§ **Material provided**
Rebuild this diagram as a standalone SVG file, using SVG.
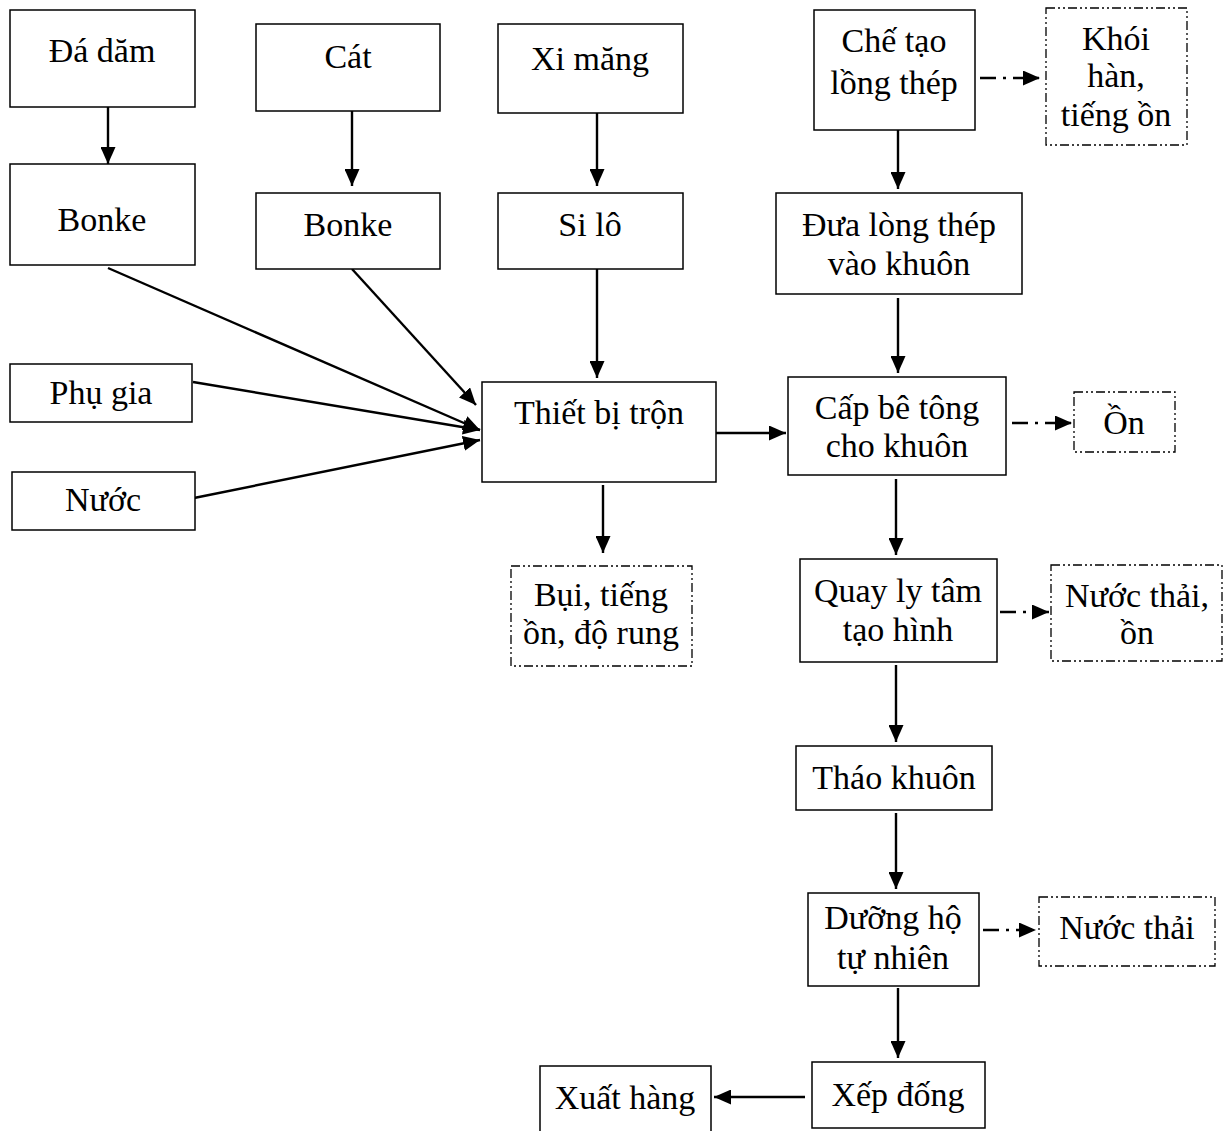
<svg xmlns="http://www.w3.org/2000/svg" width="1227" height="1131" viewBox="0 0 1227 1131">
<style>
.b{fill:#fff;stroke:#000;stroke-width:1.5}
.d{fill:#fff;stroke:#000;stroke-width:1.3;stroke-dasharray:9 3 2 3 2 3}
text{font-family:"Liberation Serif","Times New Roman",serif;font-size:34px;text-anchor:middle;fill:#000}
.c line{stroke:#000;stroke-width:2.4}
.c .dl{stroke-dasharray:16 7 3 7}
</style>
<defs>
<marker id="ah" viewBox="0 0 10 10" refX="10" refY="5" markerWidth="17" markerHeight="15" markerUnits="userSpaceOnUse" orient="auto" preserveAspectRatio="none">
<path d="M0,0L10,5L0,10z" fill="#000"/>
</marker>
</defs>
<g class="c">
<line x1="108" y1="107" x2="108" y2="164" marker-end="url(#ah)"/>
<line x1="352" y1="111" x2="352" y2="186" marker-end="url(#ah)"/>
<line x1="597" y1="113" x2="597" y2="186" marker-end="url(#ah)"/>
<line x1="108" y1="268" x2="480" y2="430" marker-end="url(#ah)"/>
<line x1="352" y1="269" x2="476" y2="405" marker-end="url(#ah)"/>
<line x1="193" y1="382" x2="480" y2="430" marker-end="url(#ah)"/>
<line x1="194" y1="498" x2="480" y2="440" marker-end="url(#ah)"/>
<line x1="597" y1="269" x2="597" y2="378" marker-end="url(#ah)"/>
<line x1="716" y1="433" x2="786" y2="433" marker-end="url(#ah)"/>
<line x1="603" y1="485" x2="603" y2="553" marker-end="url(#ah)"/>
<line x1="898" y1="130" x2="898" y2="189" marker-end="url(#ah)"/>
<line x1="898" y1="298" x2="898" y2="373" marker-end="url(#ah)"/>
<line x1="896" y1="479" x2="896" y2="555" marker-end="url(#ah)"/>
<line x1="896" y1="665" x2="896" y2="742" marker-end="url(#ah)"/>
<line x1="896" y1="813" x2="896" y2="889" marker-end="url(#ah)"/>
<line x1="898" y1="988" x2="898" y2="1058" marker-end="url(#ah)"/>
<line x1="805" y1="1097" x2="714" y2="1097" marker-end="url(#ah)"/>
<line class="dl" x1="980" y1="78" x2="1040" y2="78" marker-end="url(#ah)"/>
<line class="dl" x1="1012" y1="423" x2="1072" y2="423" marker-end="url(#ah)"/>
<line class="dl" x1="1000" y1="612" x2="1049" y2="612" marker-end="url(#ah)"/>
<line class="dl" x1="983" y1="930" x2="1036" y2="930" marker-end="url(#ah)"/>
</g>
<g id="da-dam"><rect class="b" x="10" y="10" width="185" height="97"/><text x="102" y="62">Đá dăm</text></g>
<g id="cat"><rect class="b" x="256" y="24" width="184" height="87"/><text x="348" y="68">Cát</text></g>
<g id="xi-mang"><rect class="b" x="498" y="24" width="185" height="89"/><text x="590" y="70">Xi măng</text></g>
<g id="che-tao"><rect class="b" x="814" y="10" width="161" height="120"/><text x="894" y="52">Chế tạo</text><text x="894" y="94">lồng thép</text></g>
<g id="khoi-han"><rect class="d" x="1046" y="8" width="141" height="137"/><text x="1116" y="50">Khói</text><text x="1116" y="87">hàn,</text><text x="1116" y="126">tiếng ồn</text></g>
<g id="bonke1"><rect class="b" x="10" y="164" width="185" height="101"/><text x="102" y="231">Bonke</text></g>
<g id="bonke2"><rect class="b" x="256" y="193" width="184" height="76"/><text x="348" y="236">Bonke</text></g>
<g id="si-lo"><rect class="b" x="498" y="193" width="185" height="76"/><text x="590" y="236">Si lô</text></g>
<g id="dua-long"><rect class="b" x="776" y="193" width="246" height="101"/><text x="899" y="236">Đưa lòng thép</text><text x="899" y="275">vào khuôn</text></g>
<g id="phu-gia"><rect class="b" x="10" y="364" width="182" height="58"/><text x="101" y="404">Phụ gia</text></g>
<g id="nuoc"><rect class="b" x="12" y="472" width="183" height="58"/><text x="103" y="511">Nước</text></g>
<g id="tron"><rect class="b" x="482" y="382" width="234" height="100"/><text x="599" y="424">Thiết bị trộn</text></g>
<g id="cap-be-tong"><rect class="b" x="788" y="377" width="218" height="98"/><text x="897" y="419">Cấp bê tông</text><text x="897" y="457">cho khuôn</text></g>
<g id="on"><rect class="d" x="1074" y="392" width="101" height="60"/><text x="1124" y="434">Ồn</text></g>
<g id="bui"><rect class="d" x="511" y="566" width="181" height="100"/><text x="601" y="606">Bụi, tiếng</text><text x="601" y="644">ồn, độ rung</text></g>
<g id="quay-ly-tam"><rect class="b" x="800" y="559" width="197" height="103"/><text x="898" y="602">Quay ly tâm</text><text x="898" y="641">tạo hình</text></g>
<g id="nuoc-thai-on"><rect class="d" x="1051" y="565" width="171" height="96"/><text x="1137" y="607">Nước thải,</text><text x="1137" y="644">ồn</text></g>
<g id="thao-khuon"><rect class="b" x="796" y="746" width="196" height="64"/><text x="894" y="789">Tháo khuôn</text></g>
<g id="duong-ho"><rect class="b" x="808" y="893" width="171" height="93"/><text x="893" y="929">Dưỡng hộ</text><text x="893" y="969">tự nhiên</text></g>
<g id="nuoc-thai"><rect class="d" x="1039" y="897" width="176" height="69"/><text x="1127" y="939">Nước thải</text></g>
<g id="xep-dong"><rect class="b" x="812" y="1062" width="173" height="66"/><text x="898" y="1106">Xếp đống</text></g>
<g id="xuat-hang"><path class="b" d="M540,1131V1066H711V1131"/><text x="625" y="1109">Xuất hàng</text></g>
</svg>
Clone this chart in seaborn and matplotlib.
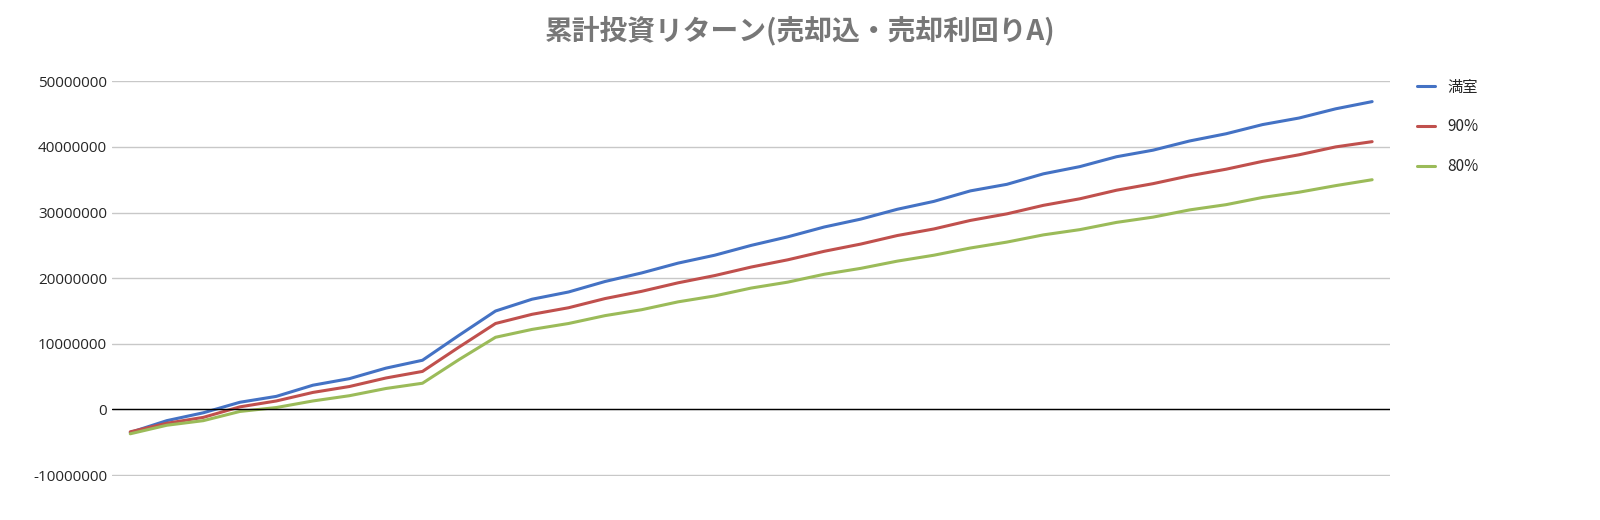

§ **Written problem**
Every record above should come back exactly, but without its pictures.

§ **Answer**
Rebuild this diagram as a standalone SVG file, using SVG.
<svg xmlns="http://www.w3.org/2000/svg" width="1227" height="1131" viewBox="0 0 1227 1131">
<style>
.b{fill:#fff;stroke:#000;stroke-width:1.5}
.d{fill:#fff;stroke:#000;stroke-width:1.3;stroke-dasharray:9 3 2 3 2 3}
text{font-family:"Liberation Serif","Times New Roman",serif;font-size:34px;text-anchor:middle;fill:#000}
.c line{stroke:#000;stroke-width:2.4}
.c .dl{stroke-dasharray:16 7 3 7}
</style>
<defs>
<marker id="ah" viewBox="0 0 10 10" refX="10" refY="5" markerWidth="17" markerHeight="15" markerUnits="userSpaceOnUse" orient="auto" preserveAspectRatio="none">
<path d="M0,0L10,5L0,10z" fill="#000"/>
</marker>
</defs>
<g class="c">
<line x1="108" y1="107" x2="108" y2="164" marker-end="url(#ah)"/>
<line x1="352" y1="111" x2="352" y2="186" marker-end="url(#ah)"/>
<line x1="597" y1="113" x2="597" y2="186" marker-end="url(#ah)"/>
<line x1="108" y1="268" x2="480" y2="430" marker-end="url(#ah)"/>
<line x1="352" y1="269" x2="476" y2="405" marker-end="url(#ah)"/>
<line x1="193" y1="382" x2="480" y2="430" marker-end="url(#ah)"/>
<line x1="194" y1="498" x2="480" y2="440" marker-end="url(#ah)"/>
<line x1="597" y1="269" x2="597" y2="378" marker-end="url(#ah)"/>
<line x1="716" y1="433" x2="786" y2="433" marker-end="url(#ah)"/>
<line x1="603" y1="485" x2="603" y2="553" marker-end="url(#ah)"/>
<line x1="898" y1="130" x2="898" y2="189" marker-end="url(#ah)"/>
<line x1="898" y1="298" x2="898" y2="373" marker-end="url(#ah)"/>
<line x1="896" y1="479" x2="896" y2="555" marker-end="url(#ah)"/>
<line x1="896" y1="665" x2="896" y2="742" marker-end="url(#ah)"/>
<line x1="896" y1="813" x2="896" y2="889" marker-end="url(#ah)"/>
<line x1="898" y1="988" x2="898" y2="1058" marker-end="url(#ah)"/>
<line x1="805" y1="1097" x2="714" y2="1097" marker-end="url(#ah)"/>
<line class="dl" x1="980" y1="78" x2="1040" y2="78" marker-end="url(#ah)"/>
<line class="dl" x1="1012" y1="423" x2="1072" y2="423" marker-end="url(#ah)"/>
<line class="dl" x1="1000" y1="612" x2="1049" y2="612" marker-end="url(#ah)"/>
<line class="dl" x1="983" y1="930" x2="1036" y2="930" marker-end="url(#ah)"/>
</g>
<g id="da-dam"><rect class="b" x="10" y="10" width="185" height="97"/><text x="102" y="62">Đá dăm</text></g>
<g id="cat"><rect class="b" x="256" y="24" width="184" height="87"/><text x="348" y="68">Cát</text></g>
<g id="xi-mang"><rect class="b" x="498" y="24" width="185" height="89"/><text x="590" y="70">Xi măng</text></g>
<g id="che-tao"><rect class="b" x="814" y="10" width="161" height="120"/><text x="894" y="52">Chế tạo</text><text x="894" y="94">lồng thép</text></g>
<g id="khoi-han"><rect class="d" x="1046" y="8" width="141" height="137"/><text x="1116" y="50">Khói</text><text x="1116" y="87">hàn,</text><text x="1116" y="126">tiếng ồn</text></g>
<g id="bonke1"><rect class="b" x="10" y="164" width="185" height="101"/><text x="102" y="231">Bonke</text></g>
<g id="bonke2"><rect class="b" x="256" y="193" width="184" height="76"/><text x="348" y="236">Bonke</text></g>
<g id="si-lo"><rect class="b" x="498" y="193" width="185" height="76"/><text x="590" y="236">Si lô</text></g>
<g id="dua-long"><rect class="b" x="776" y="193" width="246" height="101"/><text x="899" y="236">Đưa lòng thép</text><text x="899" y="275">vào khuôn</text></g>
<g id="phu-gia"><rect class="b" x="10" y="364" width="182" height="58"/><text x="101" y="404">Phụ gia</text></g>
<g id="nuoc"><rect class="b" x="12" y="472" width="183" height="58"/><text x="103" y="511">Nước</text></g>
<g id="tron"><rect class="b" x="482" y="382" width="234" height="100"/><text x="599" y="424">Thiết bị trộn</text></g>
<g id="cap-be-tong"><rect class="b" x="788" y="377" width="218" height="98"/><text x="897" y="419">Cấp bê tông</text><text x="897" y="457">cho khuôn</text></g>
<g id="on"><rect class="d" x="1074" y="392" width="101" height="60"/><text x="1124" y="434">Ồn</text></g>
<g id="bui"><rect class="d" x="511" y="566" width="181" height="100"/><text x="601" y="606">Bụi, tiếng</text><text x="601" y="644">ồn, độ rung</text></g>
<g id="quay-ly-tam"><rect class="b" x="800" y="559" width="197" height="103"/><text x="898" y="602">Quay ly tâm</text><text x="898" y="641">tạo hình</text></g>
<g id="nuoc-thai-on"><rect class="d" x="1051" y="565" width="171" height="96"/><text x="1137" y="607">Nước thải,</text><text x="1137" y="644">ồn</text></g>
<g id="thao-khuon"><rect class="b" x="796" y="746" width="196" height="64"/><text x="894" y="789">Tháo khuôn</text></g>
<g id="duong-ho"><rect class="b" x="808" y="893" width="171" height="93"/><text x="893" y="929">Dưỡng hộ</text><text x="893" y="969">tự nhiên</text></g>
<g id="nuoc-thai"><rect class="d" x="1039" y="897" width="176" height="69"/><text x="1127" y="939">Nước thải</text></g>
<g id="xep-dong"><rect class="b" x="812" y="1062" width="173" height="66"/><text x="898" y="1106">Xếp đống</text></g>
<g id="xuat-hang"><path class="b" d="M540,1131V1066H711V1131"/><text x="625" y="1109">Xuất hàng</text></g>
</svg>
Clone this chart in seaborn and matplotlib.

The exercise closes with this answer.